Non è una questione di tecnica, è una questione di anticipare le mosse, sapere quel che sarà la prossima cosa che succederà. Qualche volta pensi che qualcosa stia per accadere. Stai lì che aspetti come un falco nel cielo. Un attimo in cui si prendono decisioni, un millesimo di secondo. Qualche volta invece non succede quello che ci si aspettava. La prima regola nel mondo della fotografia è che il soggetto non è tuo. Non puoi dire è mio, lo prendi se ci riesci, lo fermi ma non hai il diritto divino di pensare che ti appartiene. Stai comunque rubando un momento che appartiene a un altro. Gli arabi pensano che gli rubiamo l'anima quando li fotografiamo, e questo è un gran problema.

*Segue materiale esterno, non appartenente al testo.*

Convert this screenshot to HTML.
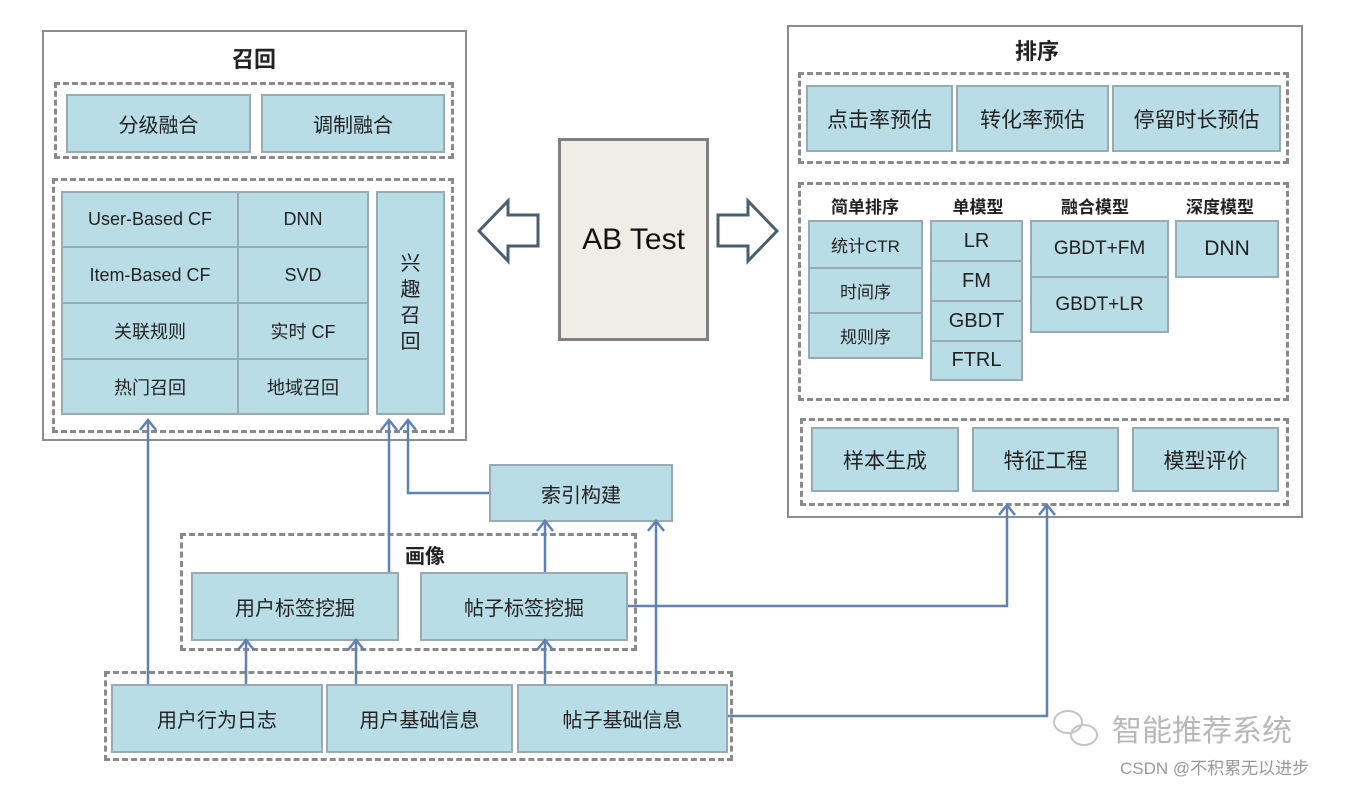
<!DOCTYPE html>
<html><head><meta charset="utf-8"><style>
body{margin:0;width:1348px;height:788px;background:#fff;position:relative;overflow:hidden;font-family:"Liberation Sans","Noto Sans CJK SC",sans-serif;color:#222}
.a{position:absolute;box-sizing:border-box}
.b{position:absolute;box-sizing:border-box;background:#b9dde6;border:2px solid #98aab2;display:flex;align-items:center;justify-content:center;font-size:20px;color:#222}
.o{position:absolute;box-sizing:border-box;border:2px solid #8d8d8d;background:#fff}
.d{position:absolute;box-sizing:border-box;border:3px dashed #8a8a8a}
.t{position:absolute;font-weight:bold;font-size:22px;transform:translateX(-50%);white-space:nowrap}
.h{position:absolute;font-weight:bold;font-size:17px;transform:translateX(-50%);white-space:nowrap}
</style></head><body>
<div class="o" style="left:42px;top:30px;width:425px;height:411px"></div>
<div class="t" style="left:254px;top:42px">召回</div>
<div class="d" style="left:54px;top:82px;width:400px;height:77px"></div>
<div class="b" style="left:66px;top:94px;width:185px;height:59px">分级融合</div>
<div class="b" style="left:261px;top:94px;width:184px;height:59px">调制融合</div>
<div class="d" style="left:52px;top:178px;width:402px;height:255px"></div>
<div class="b" style="left:61px;top:191px;width:178px;height:57px;font-size:18px">User-Based CF</div>
<div class="b" style="left:237px;top:191px;width:132px;height:57px;font-size:18px">DNN</div>
<div class="b" style="left:61px;top:246px;width:178px;height:58px;font-size:18px">Item-Based CF</div>
<div class="b" style="left:237px;top:246px;width:132px;height:58px;font-size:18px">SVD</div>
<div class="b" style="left:61px;top:302px;width:178px;height:58px;font-size:18px">关联规则</div>
<div class="b" style="left:237px;top:302px;width:132px;height:58px;font-size:18px">实时 CF</div>
<div class="b" style="left:61px;top:358px;width:178px;height:57px;font-size:18px">热门召回</div>
<div class="b" style="left:237px;top:358px;width:132px;height:57px;font-size:18px">地域召回</div>
<div class="b" style="left:376px;top:191px;width:69px;height:224px;font-size:20px;line-height:26px;text-align:center">兴<br>趣<br>召<br>回</div>

<div class="a" style="left:558px;top:138px;width:151px;height:203px;background:#efede5;border:3px solid #808080;display:flex;align-items:center;justify-content:center;font-size:30px;color:#111">AB Test</div>

<div class="o" style="left:787px;top:25px;width:516px;height:493px"></div>
<div class="t" style="left:1037px;top:34px">排序</div>
<div class="d" style="left:798px;top:72px;width:491px;height:92px"></div>
<div class="b" style="left:806px;top:85px;width:147px;height:67px;font-size:21px">点击率预估</div>
<div class="b" style="left:956px;top:85px;width:153px;height:67px;font-size:21px">转化率预估</div>
<div class="b" style="left:1112px;top:85px;width:169px;height:67px;font-size:21px">停留时长预估</div>
<div class="d" style="left:798px;top:182px;width:491px;height:219px"></div>
<div class="h" style="left:865px;top:193px">简单排序</div>
<div class="h" style="left:978px;top:193px">单模型</div>
<div class="h" style="left:1095px;top:193px">融合模型</div>
<div class="h" style="left:1220px;top:193px">深度模型</div>
<div class="b" style="left:808px;top:220px;width:115px;height:49px;font-size:17px">统计CTR</div>
<div class="b" style="left:808px;top:267px;width:115px;height:47px;font-size:17px">时间序</div>
<div class="b" style="left:808px;top:312px;width:115px;height:47px;font-size:17px">规则序</div>
<div class="b" style="left:930px;top:220px;width:93px;height:42px">LR</div>
<div class="b" style="left:930px;top:260px;width:93px;height:42px">FM</div>
<div class="b" style="left:930px;top:300px;width:93px;height:42px">GBDT</div>
<div class="b" style="left:930px;top:340px;width:93px;height:41px">FTRL</div>
<div class="b" style="left:1030px;top:220px;width:139px;height:58px;font-size:19px">GBDT+FM</div>
<div class="b" style="left:1030px;top:276px;width:139px;height:57px;font-size:19px">GBDT+LR</div>
<div class="b" style="left:1175px;top:220px;width:104px;height:58px;font-size:21px">DNN</div>
<div class="d" style="left:800px;top:418px;width:489px;height:88px"></div>
<div class="b" style="left:811px;top:427px;width:148px;height:65px;font-size:21px">样本生成</div>
<div class="b" style="left:972px;top:427px;width:147px;height:65px;font-size:21px">特征工程</div>
<div class="b" style="left:1132px;top:427px;width:147px;height:65px;font-size:21px">模型评价</div>

<div class="b" style="left:489px;top:464px;width:184px;height:58px">索引构建</div>
<div class="d" style="left:180px;top:533px;width:457px;height:118px"></div>
<div class="t" style="left:425px;top:540px;font-size:20px">画像</div>
<div class="b" style="left:191px;top:572px;width:208px;height:69px">用户标签挖掘</div>
<div class="b" style="left:420px;top:572px;width:208px;height:69px">帖子标签挖掘</div>
<div class="d" style="left:104px;top:671px;width:629px;height:90px"></div>
<div class="b" style="left:111px;top:684px;width:212px;height:69px">用户行为日志</div>
<div class="b" style="left:326px;top:684px;width:187px;height:69px">用户基础信息</div>
<div class="b" style="left:517px;top:684px;width:211px;height:69px">帖子基础信息</div>

<svg class="a" style="left:0;top:0" width="1348" height="788">
<g fill="none" stroke="#5f82b3" stroke-width="2.5">
<path d="M148 684V420M389 572V420M489 493H408V420M545 572V521M656 684V521M246 684V640M356 684V640M545 684V640M628 606H1007V505M728 716H1047V505"/>
<path d="M140 430l8-10 8 10M381 430l8-10 8 10M400 430l8-10 8 10M537 531l8-10 8 10M648 531l8-10 8 10M238 650l8-10 8 10M348 650l8-10 8 10M537 650l8-10 8 10M999 515l8-10 8 10M1039 515l8-10 8 10"/>
</g>
<g fill="#fff" stroke="#4a5e72" stroke-width="3">
<path d="M479 231L508 201V215H538V246H508V261Z"/>
<path d="M777 231L748 201V215H718V246H748V261Z"/>
</g>
<text x="1112" y="741" font-size="30" fill="#b8b8b8" font-family="Liberation Sans,Noto Sans CJK SC,sans-serif">智能推荐系统</text>
<text x="1120" y="774" font-size="17" fill="#999" font-family="Liberation Sans,Noto Sans CJK SC,sans-serif">CSDN @不积累无以进步</text>
<g fill="none" stroke="#c4c4c4" stroke-width="2"><ellipse cx="1068" cy="722" rx="14" ry="11"/><ellipse cx="1084" cy="735" rx="13" ry="10"/></g>
</svg>
</body></html>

Perciò la fotografia è un furto?
Una forma. Il problema è che se tu vedi una cosa e vuoi essere educato e dici "scusi posso scattare una foto", quella cosa è comunque cambiata, non è più la stessa o non c'è più per niente. Quindi si ruba. Io sono sempre vicino, non fotografo da molto lontano. La fotografia non ha nulla a che vedere con gli obiettivi, l'attrezzatura. Non importa cos'hai nelle mani. Potete regalare a qualcuno la macchina fotografica più costosa che ci sia sulla faccia della terra ma non vuol dire che farà buone foto se non ha cuore.